### PROBLEM TO SOLVE:
Take every line from the first down to the line with "const mixRange = [0, 100, 10];" and set it down exactly, without the pictures.
### SUPPLIED INFORMATION ###
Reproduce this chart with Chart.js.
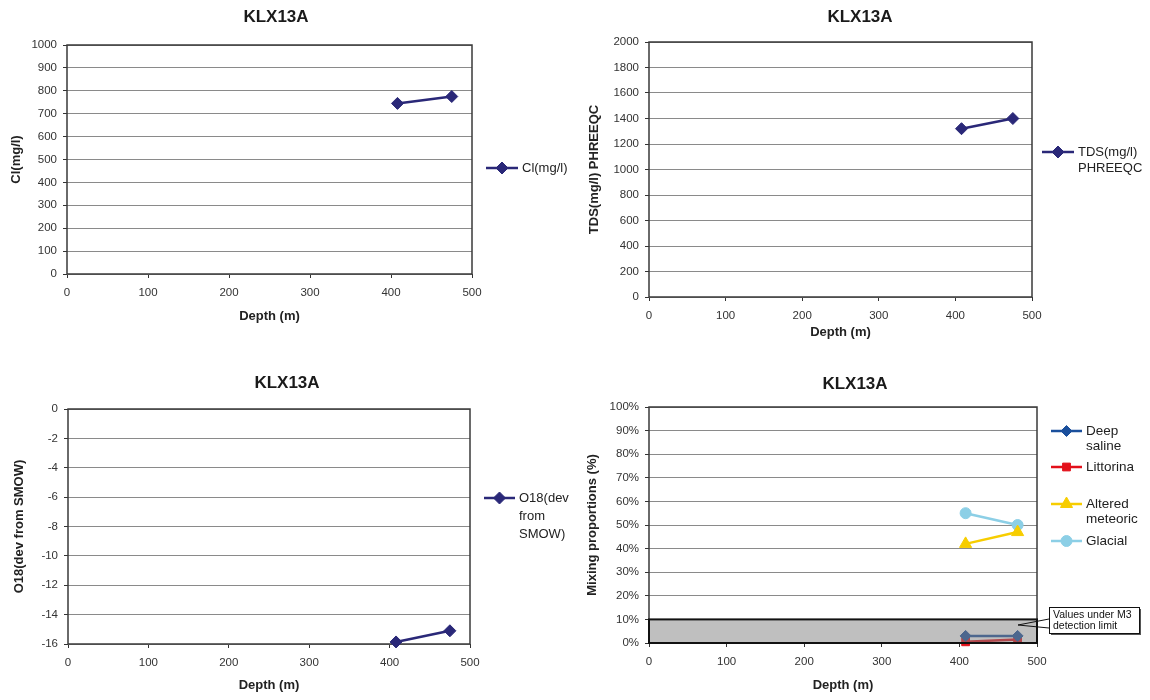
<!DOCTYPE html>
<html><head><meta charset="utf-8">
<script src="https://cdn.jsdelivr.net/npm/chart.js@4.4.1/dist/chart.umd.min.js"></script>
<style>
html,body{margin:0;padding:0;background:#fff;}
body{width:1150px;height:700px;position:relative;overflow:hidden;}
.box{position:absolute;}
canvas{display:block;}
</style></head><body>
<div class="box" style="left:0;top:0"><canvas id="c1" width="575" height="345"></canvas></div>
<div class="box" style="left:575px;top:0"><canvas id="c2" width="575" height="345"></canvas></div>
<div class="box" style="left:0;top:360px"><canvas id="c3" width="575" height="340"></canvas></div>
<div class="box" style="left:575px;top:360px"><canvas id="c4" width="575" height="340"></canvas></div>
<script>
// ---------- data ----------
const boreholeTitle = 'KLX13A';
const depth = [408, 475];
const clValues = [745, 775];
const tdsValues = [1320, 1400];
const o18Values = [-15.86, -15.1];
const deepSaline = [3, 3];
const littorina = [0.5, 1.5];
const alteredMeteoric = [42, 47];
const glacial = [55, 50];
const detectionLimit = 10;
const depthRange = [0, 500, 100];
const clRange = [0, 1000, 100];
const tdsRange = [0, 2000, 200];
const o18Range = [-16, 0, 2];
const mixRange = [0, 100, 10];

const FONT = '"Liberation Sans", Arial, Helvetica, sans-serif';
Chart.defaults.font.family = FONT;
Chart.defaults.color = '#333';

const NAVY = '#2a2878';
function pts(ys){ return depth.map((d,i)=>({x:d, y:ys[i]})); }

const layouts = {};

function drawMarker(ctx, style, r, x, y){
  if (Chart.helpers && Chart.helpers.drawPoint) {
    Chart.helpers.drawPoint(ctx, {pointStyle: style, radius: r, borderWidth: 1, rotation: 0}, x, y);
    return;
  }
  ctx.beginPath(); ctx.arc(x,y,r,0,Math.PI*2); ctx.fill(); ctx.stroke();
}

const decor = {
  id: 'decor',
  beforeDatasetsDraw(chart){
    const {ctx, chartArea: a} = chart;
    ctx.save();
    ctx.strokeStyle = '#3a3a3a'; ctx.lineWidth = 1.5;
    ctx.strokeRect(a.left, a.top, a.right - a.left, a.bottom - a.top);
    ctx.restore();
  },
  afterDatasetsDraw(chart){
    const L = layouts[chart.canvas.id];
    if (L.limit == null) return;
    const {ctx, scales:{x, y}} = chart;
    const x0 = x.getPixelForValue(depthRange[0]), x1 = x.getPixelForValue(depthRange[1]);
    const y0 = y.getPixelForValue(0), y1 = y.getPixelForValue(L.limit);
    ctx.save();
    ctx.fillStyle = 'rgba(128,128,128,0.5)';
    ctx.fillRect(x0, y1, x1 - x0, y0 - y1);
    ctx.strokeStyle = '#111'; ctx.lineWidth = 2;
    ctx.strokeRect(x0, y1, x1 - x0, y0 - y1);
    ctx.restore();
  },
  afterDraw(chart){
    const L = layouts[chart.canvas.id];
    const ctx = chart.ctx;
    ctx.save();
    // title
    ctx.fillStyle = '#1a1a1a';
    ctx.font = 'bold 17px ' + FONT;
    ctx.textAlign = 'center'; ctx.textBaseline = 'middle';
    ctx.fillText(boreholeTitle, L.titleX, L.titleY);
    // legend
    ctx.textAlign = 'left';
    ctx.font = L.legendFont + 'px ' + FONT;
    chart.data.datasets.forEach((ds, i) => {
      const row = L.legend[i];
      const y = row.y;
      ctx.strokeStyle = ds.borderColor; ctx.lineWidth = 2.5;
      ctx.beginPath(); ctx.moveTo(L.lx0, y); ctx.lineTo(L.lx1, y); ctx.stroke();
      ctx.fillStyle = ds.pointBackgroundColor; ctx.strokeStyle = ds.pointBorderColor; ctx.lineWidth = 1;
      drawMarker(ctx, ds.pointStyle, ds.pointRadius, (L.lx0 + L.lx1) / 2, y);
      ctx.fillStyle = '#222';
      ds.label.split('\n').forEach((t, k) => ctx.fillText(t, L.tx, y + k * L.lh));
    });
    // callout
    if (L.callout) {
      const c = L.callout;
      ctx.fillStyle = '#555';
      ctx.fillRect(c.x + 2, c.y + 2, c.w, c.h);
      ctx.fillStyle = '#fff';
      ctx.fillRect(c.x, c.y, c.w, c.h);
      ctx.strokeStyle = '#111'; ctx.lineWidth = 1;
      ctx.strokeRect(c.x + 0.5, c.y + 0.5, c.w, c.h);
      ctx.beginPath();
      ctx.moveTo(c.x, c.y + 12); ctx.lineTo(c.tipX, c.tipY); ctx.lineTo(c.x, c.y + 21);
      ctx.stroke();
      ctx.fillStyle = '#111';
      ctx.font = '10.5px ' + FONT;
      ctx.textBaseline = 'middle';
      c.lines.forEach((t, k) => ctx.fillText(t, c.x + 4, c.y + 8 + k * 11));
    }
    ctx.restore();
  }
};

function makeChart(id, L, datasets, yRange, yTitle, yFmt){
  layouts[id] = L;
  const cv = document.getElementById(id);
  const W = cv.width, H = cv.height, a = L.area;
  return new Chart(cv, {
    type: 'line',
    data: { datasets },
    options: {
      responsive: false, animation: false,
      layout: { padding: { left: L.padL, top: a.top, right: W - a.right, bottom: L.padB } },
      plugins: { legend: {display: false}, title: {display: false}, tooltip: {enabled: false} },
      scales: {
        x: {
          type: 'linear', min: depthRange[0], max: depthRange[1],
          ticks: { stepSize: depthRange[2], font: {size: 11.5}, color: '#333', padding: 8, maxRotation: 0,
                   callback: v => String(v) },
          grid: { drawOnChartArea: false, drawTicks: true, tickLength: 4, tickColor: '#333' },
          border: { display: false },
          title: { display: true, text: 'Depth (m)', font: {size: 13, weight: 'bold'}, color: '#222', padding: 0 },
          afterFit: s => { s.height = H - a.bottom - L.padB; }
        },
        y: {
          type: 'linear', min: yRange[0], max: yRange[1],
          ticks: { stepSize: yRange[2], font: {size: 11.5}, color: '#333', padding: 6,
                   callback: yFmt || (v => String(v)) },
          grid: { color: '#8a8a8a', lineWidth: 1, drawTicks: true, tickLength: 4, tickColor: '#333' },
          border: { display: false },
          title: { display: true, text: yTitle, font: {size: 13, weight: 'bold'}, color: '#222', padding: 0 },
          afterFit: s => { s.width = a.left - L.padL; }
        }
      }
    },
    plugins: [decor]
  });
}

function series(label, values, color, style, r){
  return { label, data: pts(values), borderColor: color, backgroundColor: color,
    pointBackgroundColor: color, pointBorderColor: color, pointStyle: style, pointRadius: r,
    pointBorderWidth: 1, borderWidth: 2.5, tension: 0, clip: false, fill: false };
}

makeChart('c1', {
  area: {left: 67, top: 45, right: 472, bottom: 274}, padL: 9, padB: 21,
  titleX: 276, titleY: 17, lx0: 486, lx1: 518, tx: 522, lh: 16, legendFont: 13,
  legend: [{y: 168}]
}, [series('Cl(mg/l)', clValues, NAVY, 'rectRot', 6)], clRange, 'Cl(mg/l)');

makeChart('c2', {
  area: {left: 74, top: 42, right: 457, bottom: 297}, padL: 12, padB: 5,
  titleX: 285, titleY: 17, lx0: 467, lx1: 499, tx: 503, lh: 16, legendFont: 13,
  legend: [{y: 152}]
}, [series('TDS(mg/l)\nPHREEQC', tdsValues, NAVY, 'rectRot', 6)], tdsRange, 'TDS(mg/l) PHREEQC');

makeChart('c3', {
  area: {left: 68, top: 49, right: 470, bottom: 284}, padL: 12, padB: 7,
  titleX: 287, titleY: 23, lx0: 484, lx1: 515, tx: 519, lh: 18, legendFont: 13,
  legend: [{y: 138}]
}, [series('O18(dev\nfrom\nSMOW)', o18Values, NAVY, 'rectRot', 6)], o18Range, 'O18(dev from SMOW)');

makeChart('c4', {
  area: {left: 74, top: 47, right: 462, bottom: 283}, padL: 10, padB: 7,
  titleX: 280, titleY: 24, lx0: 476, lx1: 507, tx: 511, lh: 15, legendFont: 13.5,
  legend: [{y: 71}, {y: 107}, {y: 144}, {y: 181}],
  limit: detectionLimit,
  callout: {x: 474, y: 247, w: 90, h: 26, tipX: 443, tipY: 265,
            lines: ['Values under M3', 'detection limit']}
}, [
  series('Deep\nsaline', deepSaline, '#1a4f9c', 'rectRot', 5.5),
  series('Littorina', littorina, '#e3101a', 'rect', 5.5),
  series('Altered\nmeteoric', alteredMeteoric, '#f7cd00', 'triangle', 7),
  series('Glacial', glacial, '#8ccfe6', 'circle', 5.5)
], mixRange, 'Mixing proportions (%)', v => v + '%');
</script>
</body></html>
###
### COMPLETE OUTPUT:
Reproduce this chart with Chart.js.
<!DOCTYPE html>
<html><head><meta charset="utf-8">
<script src="https://cdn.jsdelivr.net/npm/chart.js@4.4.1/dist/chart.umd.min.js"></script>
<style>
html,body{margin:0;padding:0;background:#fff;}
body{width:1150px;height:700px;position:relative;overflow:hidden;}
.box{position:absolute;}
canvas{display:block;}
</style></head><body>
<div class="box" style="left:0;top:0"><canvas id="c1" width="575" height="345"></canvas></div>
<div class="box" style="left:575px;top:0"><canvas id="c2" width="575" height="345"></canvas></div>
<div class="box" style="left:0;top:360px"><canvas id="c3" width="575" height="340"></canvas></div>
<div class="box" style="left:575px;top:360px"><canvas id="c4" width="575" height="340"></canvas></div>
<script>
// ---------- data ----------
const boreholeTitle = 'KLX13A';
const depth = [408, 475];
const clValues = [745, 775];
const tdsValues = [1320, 1400];
const o18Values = [-15.86, -15.1];
const deepSaline = [3, 3];
const littorina = [0.5, 1.5];
const alteredMeteoric = [42, 47];
const glacial = [55, 50];
const detectionLimit = 10;
const depthRange = [0, 500, 100];
const clRange = [0, 1000, 100];
const tdsRange = [0, 2000, 200];
const o18Range = [-16, 0, 2];
const mixRange = [0, 100, 10];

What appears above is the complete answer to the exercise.